**Recorded information:**
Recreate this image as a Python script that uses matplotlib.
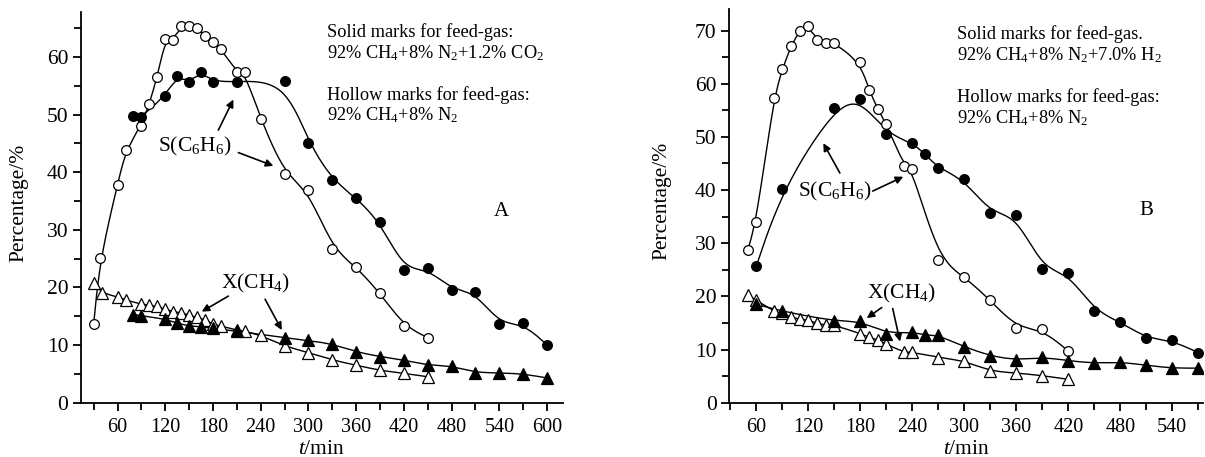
import numpy as np
import matplotlib
matplotlib.use("Agg")
import matplotlib.pyplot as plt
from matplotlib.ticker import MultipleLocator

plt.rcParams['font.family'] = ['Liberation Serif', 'DejaVu Serif']
plt.rcParams['mathtext.fontset'] = 'custom'
plt.rcParams['mathtext.rm'] = 'Liberation Serif'
plt.rcParams['mathtext.it'] = 'Liberation Serif:italic'

# ---------------- Panel A data ----------------
a_sh_t = [30, 38, 60, 70, 90, 100, 110, 120, 130, 140, 150, 160, 170, 180, 190,
          210, 220, 240, 270, 300, 330, 360, 390, 420, 450]
a_sh_v = [13.7, 25.1, 37.8, 43.8, 48.1, 51.9, 56.6, 63.1, 63.0, 65.3, 65.3, 65.0,
          63.7, 62.6, 61.4, 57.3, 57.3, 49.2, 39.6, 36.9, 26.7, 23.6, 19.0, 13.3, 11.3]
a_sf_t = [80, 90, 120, 135, 150, 165, 180, 210, 270, 300, 330, 360, 390, 420, 450,
          480, 510, 540, 570, 600]
a_sf_v = [49.7, 49.5, 53.3, 56.7, 55.6, 57.4, 55.7, 55.7, 55.9, 45.1, 38.7, 35.5,
          31.4, 23.0, 23.3, 19.6, 19.2, 13.6, 13.8, 10.0]
a_xh_t = [30, 40, 60, 70, 90, 100, 110, 120, 130, 140, 150, 160, 170, 180, 190,
          210, 220, 240, 270, 300, 330, 360, 390, 420, 450]
a_xh_v = [20.8, 19.0, 18.4, 17.8, 17.1, 16.9, 16.7, 16.2, 15.8, 15.6, 15.2, 14.8,
          14.4, 13.6, 13.3, 12.6, 12.4, 11.7, 9.8, 8.7, 7.4, 6.5, 5.6, 5.1, 4.5]
a_xf_t = [80, 90, 120, 135, 150, 165, 180, 210, 270, 300, 330, 360, 390, 420, 450,
          480, 510, 540, 570, 600]
a_xf_v = [15.3, 15.1, 14.5, 13.8, 13.3, 13.2, 12.9, 12.4, 11.3, 10.8, 10.2, 8.8,
          8.0, 7.4, 6.5, 6.4, 5.2, 5.2, 5.0, 4.3]

# ---------------- Panel B data ----------------
b_sh_t = [50, 60, 80, 90, 100, 110, 120, 130, 140, 150, 180, 190, 200, 210, 230,
          240, 270, 300, 330, 360, 390, 420]
b_sh_v = [28.7, 34.0, 57.3, 62.7, 67.1, 70.0, 70.8, 68.3, 67.7, 67.7, 64.0, 58.8,
          55.3, 52.4, 44.6, 44.0, 26.9, 23.7, 19.3, 14.1, 13.8, 9.7]
b_sf_t = [60, 90, 150, 180, 210, 240, 255, 270, 300, 330, 360, 390, 420, 450, 480,
          510, 540, 570]
b_sf_v = [25.7, 40.2, 55.5, 57.2, 50.6, 48.9, 46.7, 44.1, 42.0, 35.6, 35.3, 25.1,
          24.4, 17.3, 15.2, 12.1, 11.7, 9.4]
b_xh_t = [50, 60, 80, 90, 100, 110, 120, 130, 140, 150, 180, 190, 200, 210, 230,
          240, 270, 300, 330, 360, 390, 420]
b_xh_v = [20.2, 19.3, 17.2, 16.8, 16.1, 15.7, 15.5, 14.9, 14.6, 14.6, 13.0, 12.3,
          11.8, 11.0, 9.5, 9.5, 8.5, 7.9, 5.9, 5.6, 5.1, 4.4]
b_xf_t = [60, 90, 150, 180, 210, 240, 255, 270, 300, 330, 360, 390, 420, 450, 480,
          510, 540, 570]
b_xf_v = [18.5, 17.2, 15.3, 15.4, 13.0, 13.3, 12.7, 12.7, 10.5, 8.8, 8.0, 8.6,
          7.9, 7.4, 7.7, 7.0, 6.5, 6.5]


def bspline(t, v, n=25):
    """Clamped uniform cubic B-spline using the data points as control points."""
    P = np.column_stack([np.asarray(t, float), np.asarray(v, float)])
    P = np.vstack([P[0], P[0], P, P[-1], P[-1]])
    u = np.linspace(0, 1, n)
    b0 = (1 - u) ** 3 / 6
    b1 = (3 * u ** 3 - 6 * u ** 2 + 4) / 6
    b2 = (-3 * u ** 3 + 3 * u ** 2 + 3 * u + 1) / 6
    b3 = u ** 3 / 6
    pts = []
    for i in range(len(P) - 3):
        p0, p1, p2, p3 = P[i:i + 4]
        seg = (np.outer(b0, p0) + np.outer(b1, p1) + np.outer(b2, p2)
               + np.outer(b3, p3))
        pts.append(seg)
    pts = np.vstack(pts)
    return pts[:, 0], pts[:, 1]


fig = plt.figure(figsize=(12.05, 4.57), dpi=100)
axA = fig.add_axes([0.0672, 0.1188, 0.400, 0.855])
axB = fig.add_axes([0.605, 0.1188, 0.3934, 0.861])

FSX = 14.5
FSY = 15.5
FSL = 15.5
FST = 13.2
ms_c = 7.0
ms_t = 8.5


def style(ax, xlim, ylim, xmaj, ylab_x):
    ax.set_xlim(*xlim)
    ax.set_ylim(*ylim)
    for s in ['top', 'right']:
        ax.spines[s].set_visible(False)
    for s in ['left', 'bottom']:
        ax.spines[s].set_linewidth(1.3)
    ax.xaxis.set_minor_locator(MultipleLocator(30))
    ax.yaxis.set_major_locator(MultipleLocator(10))
    ax.yaxis.set_minor_locator(MultipleLocator(5))
    ax.set_xticks([x for x in range(60, xmaj + 1, 60)])
    ax.tick_params(which='both', direction='out', width=1.3)
    ax.tick_params(axis='x', labelsize=FSX, pad=5)
    ax.tick_params(axis='y', labelsize=FSY, pad=3)
    ax.tick_params(which='major', length=6)
    ax.tick_params(which='minor', length=5)
    ax.set_xlabel(r'$\mathit{t}$/min', fontsize=FSL, labelpad=2)
    ax.set_ylabel('Percentage/%', fontsize=FSL)
    ax.yaxis.set_label_coords(ylab_x, 0.512)


def series(ax, t, v, marker, filled, ms):
    xs, ys = bspline(t, v)
    ax.plot(xs, ys, color='black', lw=1.0, zorder=2)
    ax.plot(t, v, ls='none', marker=marker, ms=ms, mec='black', mew=0.9,
            mfc='black' if filled else 'white', zorder=3)


arr = dict(arrowstyle='-|>', color='black', lw=1.2, mutation_scale=11,
           shrinkA=0, shrinkB=0)

# ---- Panel A ----
style(axA, (14, 620), (0, 67.8), 600, -0.110)
series(axA, a_sh_t, a_sh_v, 'o', False, ms_c)
series(axA, a_sf_t, a_sf_v, 'o', True, ms_c)
series(axA, a_xh_t, a_xh_v, '^', False, ms_t)
series(axA, a_xf_t, a_xf_v, '^', True, ms_t)

axA.text(157, 44.4, r'S(C$_6$H$_6$)', fontsize=FSL, ha='center', va='center')
axA.annotate('', xy=(205.6, 52.6), xytext=(186.7, 47.3), arrowprops=arr)
axA.annotate('', xy=(255.9, 41.1), xytext=(211.9, 43.4), arrowprops=arr)
axA.text(233, 20.7, r'X(CH$_4$)', fontsize=FSL, ha='center', va='center')
axA.annotate('', xy=(165.8, 15.8), xytext=(199.3, 18.5), arrowprops=arr)
axA.annotate('', xy=(266.5, 12.6), xytext=(245.5, 17.95), arrowprops=arr)
axA.text(543, 33.2, 'A', fontsize=15, ha='center', va='center')
axA.text(323, 64.4, 'Solid marks for feed-gas:', fontsize=FST, va='center')
axA.text(323, 60.7, r'92% CH$_4$+8% N$_2$+1.2% CO$_2$', fontsize=FST, va='center')
axA.text(323, 53.4, 'Hollow marks for feed-gas:', fontsize=FST, va='center')
axA.text(323, 49.9, r'92% CH$_4$+8% N$_2$', fontsize=FST, va='center')

# ---- Panel B ----
style(axB, (28.5, 575.5), (0, 74), 540, -0.122)
series(axB, b_sh_t, b_sh_v, 'o', False, ms_c)
series(axB, b_sf_t, b_sf_v, 'o', True, ms_c)
series(axB, b_xh_t, b_xh_v, '^', False, ms_t)
series(axB, b_xf_t, b_xf_v, '^', True, ms_t)

axB.text(151, 39.7, r'S(C$_6$H$_6$)', fontsize=FSL, ha='center', va='center')
axB.annotate('', xy=(137.3, 48.8), xytext=(156.4, 43.2), arrowprops=arr)
axB.annotate('', xy=(229.6, 42.5), xytext=(194.3, 39.8), arrowprops=arr)
axB.text(227, 20.6, r'X(CH$_4$)', fontsize=FSL, ha='center', va='center')
axB.annotate('', xy=(187.4, 15.9), xytext=(204.7, 17.9), arrowprops=arr)
axB.annotate('', xy=(225.8, 11.5), xytext=(217.4, 17.7), arrowprops=arr)
axB.text(510, 36.1, 'B', fontsize=15, ha='center', va='center')
axB.text(292, 69.4, 'Solid marks for feed-gas.', fontsize=FST, va='center')
axB.text(292, 65.4, r'92% CH$_4$+8% N$_2$+7.0% H$_2$', fontsize=FST, va='center')
axB.text(292, 57.4, 'Hollow marks for feed-gas:', fontsize=FST, va='center')
axB.text(292, 53.6, r'92% CH$_4$+8% N$_2$', fontsize=FST, va='center')

fig.savefig('out.png', dpi=100)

**The request:**
Omitting all pictures, restate exactly the lines of the material from its start through the line that contains "plt.rcParams['mathtext.it'] = 'Liberation".

**Result of the task:**
Recreate this image as a Python script that uses matplotlib.
import numpy as np
import matplotlib
matplotlib.use("Agg")
import matplotlib.pyplot as plt
from matplotlib.ticker import MultipleLocator

plt.rcParams['font.family'] = ['Liberation Serif', 'DejaVu Serif']
plt.rcParams['mathtext.fontset'] = 'custom'
plt.rcParams['mathtext.rm'] = 'Liberation Serif'
plt.rcParams['mathtext.it'] = 'Liberation Serif:italic'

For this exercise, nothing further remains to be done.